━━ DATA LINES ━━

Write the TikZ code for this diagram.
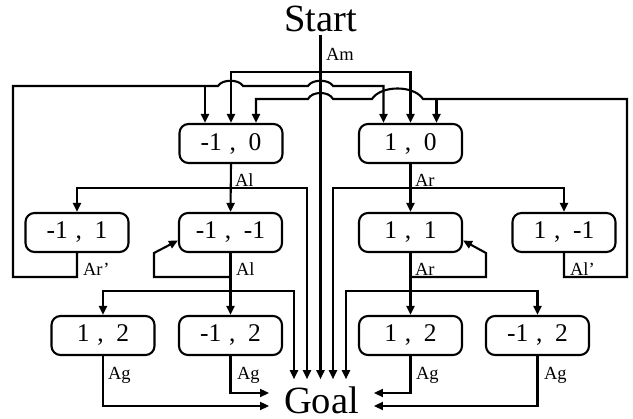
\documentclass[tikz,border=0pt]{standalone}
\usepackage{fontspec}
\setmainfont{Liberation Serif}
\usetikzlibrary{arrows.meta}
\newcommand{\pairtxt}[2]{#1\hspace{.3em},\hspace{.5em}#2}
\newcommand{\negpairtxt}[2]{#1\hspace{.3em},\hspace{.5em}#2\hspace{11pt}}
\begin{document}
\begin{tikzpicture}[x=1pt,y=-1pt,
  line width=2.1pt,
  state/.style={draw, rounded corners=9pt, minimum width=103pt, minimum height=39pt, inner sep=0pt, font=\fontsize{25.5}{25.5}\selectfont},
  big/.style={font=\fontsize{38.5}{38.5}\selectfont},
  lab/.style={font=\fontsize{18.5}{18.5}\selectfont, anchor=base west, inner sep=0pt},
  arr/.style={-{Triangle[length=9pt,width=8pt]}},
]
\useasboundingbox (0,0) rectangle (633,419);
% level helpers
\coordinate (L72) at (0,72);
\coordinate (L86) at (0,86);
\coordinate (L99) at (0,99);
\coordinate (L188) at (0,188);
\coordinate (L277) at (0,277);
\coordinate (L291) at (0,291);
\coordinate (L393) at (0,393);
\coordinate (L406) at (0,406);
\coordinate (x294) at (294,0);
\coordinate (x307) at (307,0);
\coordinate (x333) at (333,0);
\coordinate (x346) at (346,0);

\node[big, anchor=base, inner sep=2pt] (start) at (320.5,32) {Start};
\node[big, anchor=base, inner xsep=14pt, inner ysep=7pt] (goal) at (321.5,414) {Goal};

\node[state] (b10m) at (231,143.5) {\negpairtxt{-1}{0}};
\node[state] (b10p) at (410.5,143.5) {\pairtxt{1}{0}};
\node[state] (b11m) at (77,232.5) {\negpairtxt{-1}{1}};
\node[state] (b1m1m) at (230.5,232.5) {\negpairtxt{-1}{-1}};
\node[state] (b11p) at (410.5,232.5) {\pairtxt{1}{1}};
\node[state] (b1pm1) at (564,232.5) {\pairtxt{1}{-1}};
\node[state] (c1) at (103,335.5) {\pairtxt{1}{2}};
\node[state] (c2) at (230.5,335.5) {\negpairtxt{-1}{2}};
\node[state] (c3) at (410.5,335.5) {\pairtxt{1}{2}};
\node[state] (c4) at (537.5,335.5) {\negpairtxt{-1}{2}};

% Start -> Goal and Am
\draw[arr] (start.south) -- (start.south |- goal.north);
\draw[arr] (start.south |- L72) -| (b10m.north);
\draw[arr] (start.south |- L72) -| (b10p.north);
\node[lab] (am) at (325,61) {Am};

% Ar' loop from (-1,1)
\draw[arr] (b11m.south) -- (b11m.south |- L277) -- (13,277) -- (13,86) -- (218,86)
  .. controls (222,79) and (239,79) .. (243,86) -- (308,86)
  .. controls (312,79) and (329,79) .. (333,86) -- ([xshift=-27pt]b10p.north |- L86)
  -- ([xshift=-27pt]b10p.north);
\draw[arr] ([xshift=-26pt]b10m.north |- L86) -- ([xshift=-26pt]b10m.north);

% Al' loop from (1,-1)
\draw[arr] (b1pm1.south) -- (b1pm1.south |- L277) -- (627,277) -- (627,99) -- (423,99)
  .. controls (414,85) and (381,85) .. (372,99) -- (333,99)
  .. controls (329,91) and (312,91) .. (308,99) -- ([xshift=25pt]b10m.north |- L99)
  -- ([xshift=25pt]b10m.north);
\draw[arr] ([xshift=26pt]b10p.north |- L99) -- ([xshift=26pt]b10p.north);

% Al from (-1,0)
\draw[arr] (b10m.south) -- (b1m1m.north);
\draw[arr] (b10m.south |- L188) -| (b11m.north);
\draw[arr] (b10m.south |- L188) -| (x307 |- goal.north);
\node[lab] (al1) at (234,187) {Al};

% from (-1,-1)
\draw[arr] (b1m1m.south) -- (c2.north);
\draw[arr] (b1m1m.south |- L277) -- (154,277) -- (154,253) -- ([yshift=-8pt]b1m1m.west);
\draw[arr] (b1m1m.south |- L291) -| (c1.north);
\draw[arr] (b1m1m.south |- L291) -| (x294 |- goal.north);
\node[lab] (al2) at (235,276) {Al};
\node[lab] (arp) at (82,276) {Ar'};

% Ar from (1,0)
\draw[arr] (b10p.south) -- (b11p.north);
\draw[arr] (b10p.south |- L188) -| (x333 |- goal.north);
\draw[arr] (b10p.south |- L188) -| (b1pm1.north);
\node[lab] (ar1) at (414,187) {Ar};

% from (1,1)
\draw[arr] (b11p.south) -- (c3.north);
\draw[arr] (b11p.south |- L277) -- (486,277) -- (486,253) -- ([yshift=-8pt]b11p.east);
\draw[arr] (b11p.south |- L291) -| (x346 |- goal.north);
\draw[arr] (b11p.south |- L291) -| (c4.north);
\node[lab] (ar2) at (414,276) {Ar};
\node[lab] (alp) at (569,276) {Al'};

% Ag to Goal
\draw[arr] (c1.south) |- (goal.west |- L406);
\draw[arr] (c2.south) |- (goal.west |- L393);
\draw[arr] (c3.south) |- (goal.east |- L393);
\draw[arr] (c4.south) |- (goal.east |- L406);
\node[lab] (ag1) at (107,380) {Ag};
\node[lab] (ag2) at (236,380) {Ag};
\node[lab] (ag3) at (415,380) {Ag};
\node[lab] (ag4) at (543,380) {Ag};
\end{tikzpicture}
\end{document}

━━━

# PROBLEM REQUIREMENTS
Reproduce the full listing faithfully, but do not carry over any pictures.

# COMPLETED TASK
Write the TikZ code for this diagram.
\documentclass[tikz,border=0pt]{standalone}
\usepackage{fontspec}
\setmainfont{Liberation Serif}
\usetikzlibrary{arrows.meta}
\newcommand{\pairtxt}[2]{#1\hspace{.3em},\hspace{.5em}#2}
\newcommand{\negpairtxt}[2]{#1\hspace{.3em},\hspace{.5em}#2\hspace{11pt}}
\begin{document}
\begin{tikzpicture}[x=1pt,y=-1pt,
  line width=2.1pt,
  state/.style={draw, rounded corners=9pt, minimum width=103pt, minimum height=39pt, inner sep=0pt, font=\fontsize{25.5}{25.5}\selectfont},
  big/.style={font=\fontsize{38.5}{38.5}\selectfont},
  lab/.style={font=\fontsize{18.5}{18.5}\selectfont, anchor=base west, inner sep=0pt},
  arr/.style={-{Triangle[length=9pt,width=8pt]}},
]
\useasboundingbox (0,0) rectangle (633,419);
% level helpers
\coordinate (L72) at (0,72);
\coordinate (L86) at (0,86);
\coordinate (L99) at (0,99);
\coordinate (L188) at (0,188);
\coordinate (L277) at (0,277);
\coordinate (L291) at (0,291);
\coordinate (L393) at (0,393);
\coordinate (L406) at (0,406);
\coordinate (x294) at (294,0);
\coordinate (x307) at (307,0);
\coordinate (x333) at (333,0);
\coordinate (x346) at (346,0);

\node[big, anchor=base, inner sep=2pt] (start) at (320.5,32) {Start};
\node[big, anchor=base, inner xsep=14pt, inner ysep=7pt] (goal) at (321.5,414) {Goal};

\node[state] (b10m) at (231,143.5) {\negpairtxt{-1}{0}};
\node[state] (b10p) at (410.5,143.5) {\pairtxt{1}{0}};
\node[state] (b11m) at (77,232.5) {\negpairtxt{-1}{1}};
\node[state] (b1m1m) at (230.5,232.5) {\negpairtxt{-1}{-1}};
\node[state] (b11p) at (410.5,232.5) {\pairtxt{1}{1}};
\node[state] (b1pm1) at (564,232.5) {\pairtxt{1}{-1}};
\node[state] (c1) at (103,335.5) {\pairtxt{1}{2}};
\node[state] (c2) at (230.5,335.5) {\negpairtxt{-1}{2}};
\node[state] (c3) at (410.5,335.5) {\pairtxt{1}{2}};
\node[state] (c4) at (537.5,335.5) {\negpairtxt{-1}{2}};

% Start -> Goal and Am
\draw[arr] (start.south) -- (start.south |- goal.north);
\draw[arr] (start.south |- L72) -| (b10m.north);
\draw[arr] (start.south |- L72) -| (b10p.north);
\node[lab] (am) at (325,61) {Am};

% Ar' loop from (-1,1)
\draw[arr] (b11m.south) -- (b11m.south |- L277) -- (13,277) -- (13,86) -- (218,86)
  .. controls (222,79) and (239,79) .. (243,86) -- (308,86)
  .. controls (312,79) and (329,79) .. (333,86) -- ([xshift=-27pt]b10p.north |- L86)
  -- ([xshift=-27pt]b10p.north);
\draw[arr] ([xshift=-26pt]b10m.north |- L86) -- ([xshift=-26pt]b10m.north);

% Al' loop from (1,-1)
\draw[arr] (b1pm1.south) -- (b1pm1.south |- L277) -- (627,277) -- (627,99) -- (423,99)
  .. controls (414,85) and (381,85) .. (372,99) -- (333,99)
  .. controls (329,91) and (312,91) .. (308,99) -- ([xshift=25pt]b10m.north |- L99)
  -- ([xshift=25pt]b10m.north);
\draw[arr] ([xshift=26pt]b10p.north |- L99) -- ([xshift=26pt]b10p.north);

% Al from (-1,0)
\draw[arr] (b10m.south) -- (b1m1m.north);
\draw[arr] (b10m.south |- L188) -| (b11m.north);
\draw[arr] (b10m.south |- L188) -| (x307 |- goal.north);
\node[lab] (al1) at (234,187) {Al};

% from (-1,-1)
\draw[arr] (b1m1m.south) -- (c2.north);
\draw[arr] (b1m1m.south |- L277) -- (154,277) -- (154,253) -- ([yshift=-8pt]b1m1m.west);
\draw[arr] (b1m1m.south |- L291) -| (c1.north);
\draw[arr] (b1m1m.south |- L291) -| (x294 |- goal.north);
\node[lab] (al2) at (235,276) {Al};
\node[lab] (arp) at (82,276) {Ar'};

% Ar from (1,0)
\draw[arr] (b10p.south) -- (b11p.north);
\draw[arr] (b10p.south |- L188) -| (x333 |- goal.north);
\draw[arr] (b10p.south |- L188) -| (b1pm1.north);
\node[lab] (ar1) at (414,187) {Ar};

% from (1,1)
\draw[arr] (b11p.south) -- (c3.north);
\draw[arr] (b11p.south |- L277) -- (486,277) -- (486,253) -- ([yshift=-8pt]b11p.east);
\draw[arr] (b11p.south |- L291) -| (x346 |- goal.north);
\draw[arr] (b11p.south |- L291) -| (c4.north);
\node[lab] (ar2) at (414,276) {Ar};
\node[lab] (alp) at (569,276) {Al'};

% Ag to Goal
\draw[arr] (c1.south) |- (goal.west |- L406);
\draw[arr] (c2.south) |- (goal.west |- L393);
\draw[arr] (c3.south) |- (goal.east |- L393);
\draw[arr] (c4.south) |- (goal.east |- L406);
\node[lab] (ag1) at (107,380) {Ag};
\node[lab] (ag2) at (236,380) {Ag};
\node[lab] (ag3) at (415,380) {Ag};
\node[lab] (ag4) at (543,380) {Ag};
\end{tikzpicture}
\end{document}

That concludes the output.